#### GIVEN MATERIAL:
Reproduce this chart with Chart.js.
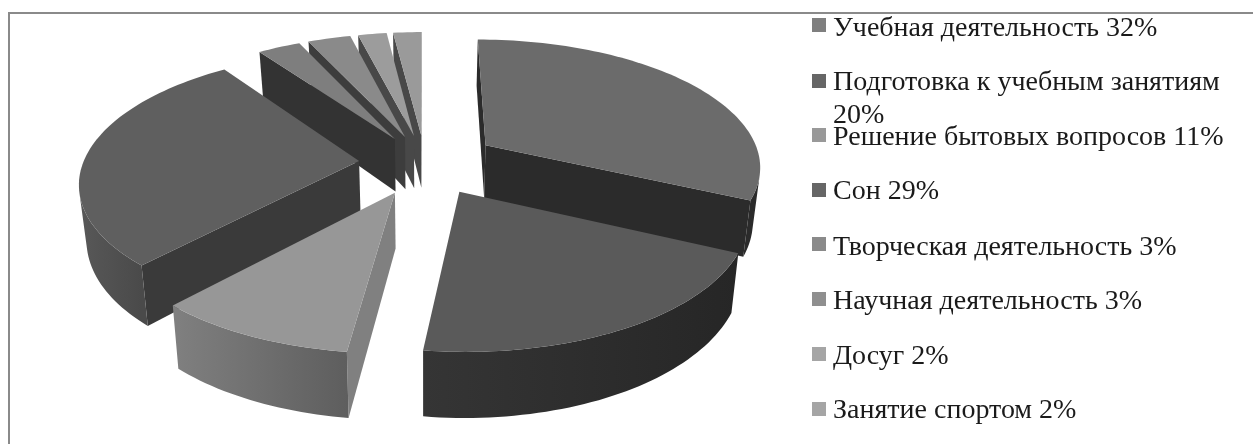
<!DOCTYPE html>
<html>
<head>
<meta charset="utf-8">
<script src="https://cdn.jsdelivr.net/npm/chart.js@4"></script>
<style>
    html, body { margin: 0; padding: 0; background: #fff; overflow: hidden; }
    #wrap { position: relative; width: 1253px; height: 444px; }
    #frame { position: absolute; left: 8px; top: 12px; right: -4px; bottom: -4px; border: 2px solid #8a8a8a; }
    #legend { position: absolute; left: 0; top: 0; font-family: "Liberation Serif", serif; font-size: 28px; color: #1a1a1a; }
    .row { position: absolute; left: 833px; width: 400px; line-height: 33px; white-space: normal; }
    .box { position: absolute; left: -21px; width: 14px; height: 14px; }
</style>
</head>
<body>
<div id="wrap">
    <canvas id="grafico"></canvas>
    <div id="frame"></div>
    <div id="legend"></div>
</div>
<script>
const categorias = ['Учебная деятельность', 'Подготовка к учебным занятиям', 'Решение бытовых вопросов', 'Сон', 'Творческая деятельность', 'Научная деятельность', 'Досуг', 'Занятие спортом'];
// lo que dice la leyenda
const porcentajes = [32, 20, 11, 29, 3, 3, 2, 2];
// tamano de cada porcion leido del dibujo, no coincide exacto con la leyenda
const sectores = [32.6, 20.4, 10, 28.9, 3, 3, 2, 2];

// colores
const colorLeyenda = ['#7f7f7f', '#666666', '#999999', '#666666', '#8a8a8a', '#8f8f8f', '#a5a5a5', '#a5a5a5'];
const colorTapa = ['#6b6b6b', '#5a5a5a', '#979797', '#5f5f5f', '#7e7e7e', '#8a8a8a', '#9c9c9c', '#9a9a9a'];
const colorPared = ['#2b2b2b', '#2b2b2b', '#808080', '#3a3a3a', '#333333', '#3d3d3d', '#484848', '#484848'];
const colorLadoIni = ['#2b2b2b', '#262626', '#5e5e5e', '#4a4a4a', '#3c3c3c', '#3c3c3c', '#464646', '#464646'];
const colorLadoFin = ['#2b2b2b', '#353535', '#808080', '#585858', '#3c3c3c', '#3c3c3c', '#464646', '#464646'];

// separacion de cada porcion
const separacion = [52, 49, 49, 47, 44, 44, 44, 44];

// orden de pintado, de atras hacia adelante
const ordenPintado = [7, 6, 5, 4, 0, 3, 2, 1];

// camara de la vista 3d
const camara = { x0: 425, y0: 163, escalaX: 276, escalaY: 126.6, fuga: 0.15, alto: 54, fugaAlto: 0.022 };

function proyectar(u, v, z) {
    const s = 1 / (1 - camara.fuga * v);
    return {
        x: camara.x0 + camara.escalaX * u * s * (1 - camara.fugaAlto * z),
        y: camara.y0 + camara.escalaY * v * s + z * camara.alto * s
    };
}

function relleno(ctx, puntos, color) {
    ctx.beginPath();
    puntos.forEach((p, i) => i ? ctx.lineTo(p.x, p.y) : ctx.moveTo(p.x, p.y));
    ctx.closePath();
    ctx.fillStyle = color;
    ctx.fill();
}

// la cara se ve solo si mira hacia la camara
function visible(a, b) {
    const p = proyectar(a.u, a.v, 0), q = proyectar(b.u, b.v, 0), r = proyectar(b.u, b.v, 1);
    return (q.x - p.x) * (r.y - p.y) - (q.y - p.y) * (r.x - p.x) < 0;
}

function pared(ctx, a, b, color) {
    if (!visible(a, b)) return;
    relleno(ctx, [proyectar(a.u, a.v, 0), proyectar(b.u, b.v, 0), proyectar(b.u, b.v, 1), proyectar(a.u, a.v, 1)], color);
}

function ladoCurvo(ctx, borde, i) {
    const vistos = borde.filter((b, k) => (k > 0 && visible(borde[k - 1], b)) || (k < borde.length - 1 && visible(b, borde[k + 1])));
    if (vistos.length < 2) return;
    const arriba = vistos.map(b => proyectar(b.u, b.v, 0));
    const abajo = vistos.map(b => proyectar(b.u, b.v, 1)).reverse();
    const grad = ctx.createLinearGradient(arriba[0].x, 0, arriba[arriba.length - 1].x, 0);
    grad.addColorStop(0, colorLadoIni[i]);
    grad.addColorStop(1, colorLadoFin[i]);
    relleno(ctx, arriba.concat(abajo), grad);
}

function dibujarPorcion(ctx, arc, i) {
    const p = arc.getProps(['startAngle', 'endAngle', 'outerRadius']);
    const medio = (p.startAngle + p.endAngle) / 2;
    const ox = Math.cos(medio) * arc.options.offset / p.outerRadius;
    const oy = Math.sin(medio) * arc.options.offset / p.outerRadius;

    const centro = { u: ox, v: oy };
    const borde = [];
    const pasos = Math.max(6, Math.round((p.endAngle - p.startAngle) * 40));
    for (let k = 0; k <= pasos; k++) {
        const ang = p.startAngle + (p.endAngle - p.startAngle) * k / pasos;
        borde.push({ u: ox + Math.cos(ang), v: oy + Math.sin(ang) });
    }

    pared(ctx, centro, borde[0], colorPared[i]);
    pared(ctx, borde[pasos], centro, colorPared[i]);
    ladoCurvo(ctx, borde, i);
    relleno(ctx, [centro].concat(borde).map(b => proyectar(b.u, b.v, 0)), colorTapa[i]);
}

const pie3d = {
    id: 'pie3d',
    beforeDatasetsDraw(chart) {
        const ctx = chart.ctx;
        const arcos = chart.getDatasetMeta(0).data;
        ctx.save();
        ordenPintado.forEach(i => dibujarPorcion(ctx, arcos[i], i));
        ctx.restore();
        return false;
    }
};

const leyenda = document.getElementById('legend');
const filaY = [10, 64, 119, 173, 229, 283, 338, 392];
const cajaY = [18, 74, 128, 183, 237, 292, 347, 402];
categorias.forEach((nombre, i) => {
    const fila = document.createElement('div');
    fila.className = 'row';
    fila.style.top = filaY[i] + 'px';
    fila.textContent = nombre + ' ' + porcentajes[i] + '%';
    const caja = document.createElement('span');
    caja.className = 'box';
    caja.style.top = (cajaY[i] - filaY[i]) + 'px';
    caja.style.background = colorLeyenda[i];
    fila.appendChild(caja);
    leyenda.appendChild(fila);
});

const canvas = document.getElementById('grafico');
canvas.width = 1253;
canvas.height = 444;
new Chart(canvas, {
    type: 'pie',
    data: {
        labels: categorias,
        datasets: [{
            label: 'Бюджет времени',
            data: sectores,
            backgroundColor: colorTapa,
            borderWidth: 0,
            offset: separacion
        }]
    },
    options: {
        responsive: false,
        animation: false,
        events: [],
        plugins: {
            legend: { display: false },
            tooltip: { enabled: false }
        }
    },
    plugins: [pie3d]
});
</script>
</body>
</html>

#### WHAT IS REQUIRED:
Skipping the pictures, transcribe each line above exactly as it appears.

#### SOLUTION TO THIS EXERCISE:
Reproduce this chart with Chart.js.
<!DOCTYPE html>
<html>
<head>
<meta charset="utf-8">
<script src="https://cdn.jsdelivr.net/npm/chart.js@4"></script>
<style>
    html, body { margin: 0; padding: 0; background: #fff; overflow: hidden; }
    #wrap { position: relative; width: 1253px; height: 444px; }
    #frame { position: absolute; left: 8px; top: 12px; right: -4px; bottom: -4px; border: 2px solid #8a8a8a; }
    #legend { position: absolute; left: 0; top: 0; font-family: "Liberation Serif", serif; font-size: 28px; color: #1a1a1a; }
    .row { position: absolute; left: 833px; width: 400px; line-height: 33px; white-space: normal; }
    .box { position: absolute; left: -21px; width: 14px; height: 14px; }
</style>
</head>
<body>
<div id="wrap">
    <canvas id="grafico"></canvas>
    <div id="frame"></div>
    <div id="legend"></div>
</div>
<script>
const categorias = ['Учебная деятельность', 'Подготовка к учебным занятиям', 'Решение бытовых вопросов', 'Сон', 'Творческая деятельность', 'Научная деятельность', 'Досуг', 'Занятие спортом'];
// lo que dice la leyenda
const porcentajes = [32, 20, 11, 29, 3, 3, 2, 2];
// tamano de cada porcion leido del dibujo, no coincide exacto con la leyenda
const sectores = [32.6, 20.4, 10, 28.9, 3, 3, 2, 2];

// colores
const colorLeyenda = ['#7f7f7f', '#666666', '#999999', '#666666', '#8a8a8a', '#8f8f8f', '#a5a5a5', '#a5a5a5'];
const colorTapa = ['#6b6b6b', '#5a5a5a', '#979797', '#5f5f5f', '#7e7e7e', '#8a8a8a', '#9c9c9c', '#9a9a9a'];
const colorPared = ['#2b2b2b', '#2b2b2b', '#808080', '#3a3a3a', '#333333', '#3d3d3d', '#484848', '#484848'];
const colorLadoIni = ['#2b2b2b', '#262626', '#5e5e5e', '#4a4a4a', '#3c3c3c', '#3c3c3c', '#464646', '#464646'];
const colorLadoFin = ['#2b2b2b', '#353535', '#808080', '#585858', '#3c3c3c', '#3c3c3c', '#464646', '#464646'];

// separacion de cada porcion
const separacion = [52, 49, 49, 47, 44, 44, 44, 44];

// orden de pintado, de atras hacia adelante
const ordenPintado = [7, 6, 5, 4, 0, 3, 2, 1];

// camara de la vista 3d
const camara = { x0: 425, y0: 163, escalaX: 276, escalaY: 126.6, fuga: 0.15, alto: 54, fugaAlto: 0.022 };

function proyectar(u, v, z) {
    const s = 1 / (1 - camara.fuga * v);
    return {
        x: camara.x0 + camara.escalaX * u * s * (1 - camara.fugaAlto * z),
        y: camara.y0 + camara.escalaY * v * s + z * camara.alto * s
    };
}

function relleno(ctx, puntos, color) {
    ctx.beginPath();
    puntos.forEach((p, i) => i ? ctx.lineTo(p.x, p.y) : ctx.moveTo(p.x, p.y));
    ctx.closePath();
    ctx.fillStyle = color;
    ctx.fill();
}

// la cara se ve solo si mira hacia la camara
function visible(a, b) {
    const p = proyectar(a.u, a.v, 0), q = proyectar(b.u, b.v, 0), r = proyectar(b.u, b.v, 1);
    return (q.x - p.x) * (r.y - p.y) - (q.y - p.y) * (r.x - p.x) < 0;
}

function pared(ctx, a, b, color) {
    if (!visible(a, b)) return;
    relleno(ctx, [proyectar(a.u, a.v, 0), proyectar(b.u, b.v, 0), proyectar(b.u, b.v, 1), proyectar(a.u, a.v, 1)], color);
}

function ladoCurvo(ctx, borde, i) {
    const vistos = borde.filter((b, k) => (k > 0 && visible(borde[k - 1], b)) || (k < borde.length - 1 && visible(b, borde[k + 1])));
    if (vistos.length < 2) return;
    const arriba = vistos.map(b => proyectar(b.u, b.v, 0));
    const abajo = vistos.map(b => proyectar(b.u, b.v, 1)).reverse();
    const grad = ctx.createLinearGradient(arriba[0].x, 0, arriba[arriba.length - 1].x, 0);
    grad.addColorStop(0, colorLadoIni[i]);
    grad.addColorStop(1, colorLadoFin[i]);
    relleno(ctx, arriba.concat(abajo), grad);
}

function dibujarPorcion(ctx, arc, i) {
    const p = arc.getProps(['startAngle', 'endAngle', 'outerRadius']);
    const medio = (p.startAngle + p.endAngle) / 2;
    const ox = Math.cos(medio) * arc.options.offset / p.outerRadius;
    const oy = Math.sin(medio) * arc.options.offset / p.outerRadius;

    const centro = { u: ox, v: oy };
    const borde = [];
    const pasos = Math.max(6, Math.round((p.endAngle - p.startAngle) * 40));
    for (let k = 0; k <= pasos; k++) {
        const ang = p.startAngle + (p.endAngle - p.startAngle) * k / pasos;
        borde.push({ u: ox + Math.cos(ang), v: oy + Math.sin(ang) });
    }

    pared(ctx, centro, borde[0], colorPared[i]);
    pared(ctx, borde[pasos], centro, colorPared[i]);
    ladoCurvo(ctx, borde, i);
    relleno(ctx, [centro].concat(borde).map(b => proyectar(b.u, b.v, 0)), colorTapa[i]);
}

const pie3d = {
    id: 'pie3d',
    beforeDatasetsDraw(chart) {
        const ctx = chart.ctx;
        const arcos = chart.getDatasetMeta(0).data;
        ctx.save();
        ordenPintado.forEach(i => dibujarPorcion(ctx, arcos[i], i));
        ctx.restore();
        return false;
    }
};

const leyenda = document.getElementById('legend');
const filaY = [10, 64, 119, 173, 229, 283, 338, 392];
const cajaY = [18, 74, 128, 183, 237, 292, 347, 402];
categorias.forEach((nombre, i) => {
    const fila = document.createElement('div');
    fila.className = 'row';
    fila.style.top = filaY[i] + 'px';
    fila.textContent = nombre + ' ' + porcentajes[i] + '%';
    const caja = document.createElement('span');
    caja.className = 'box';
    caja.style.top = (cajaY[i] - filaY[i]) + 'px';
    caja.style.background = colorLeyenda[i];
    fila.appendChild(caja);
    leyenda.appendChild(fila);
});

const canvas = document.getElementById('grafico');
canvas.width = 1253;
canvas.height = 444;
new Chart(canvas, {
    type: 'pie',
    data: {
        labels: categorias,
        datasets: [{
            label: 'Бюджет времени',
            data: sectores,
            backgroundColor: colorTapa,
            borderWidth: 0,
            offset: separacion
        }]
    },
    options: {
        responsive: false,
        animation: false,
        events: [],
        plugins: {
            legend: { display: false },
            tooltip: { enabled: false }
        }
    },
    plugins: [pie3d]
});
</script>
</body>
</html>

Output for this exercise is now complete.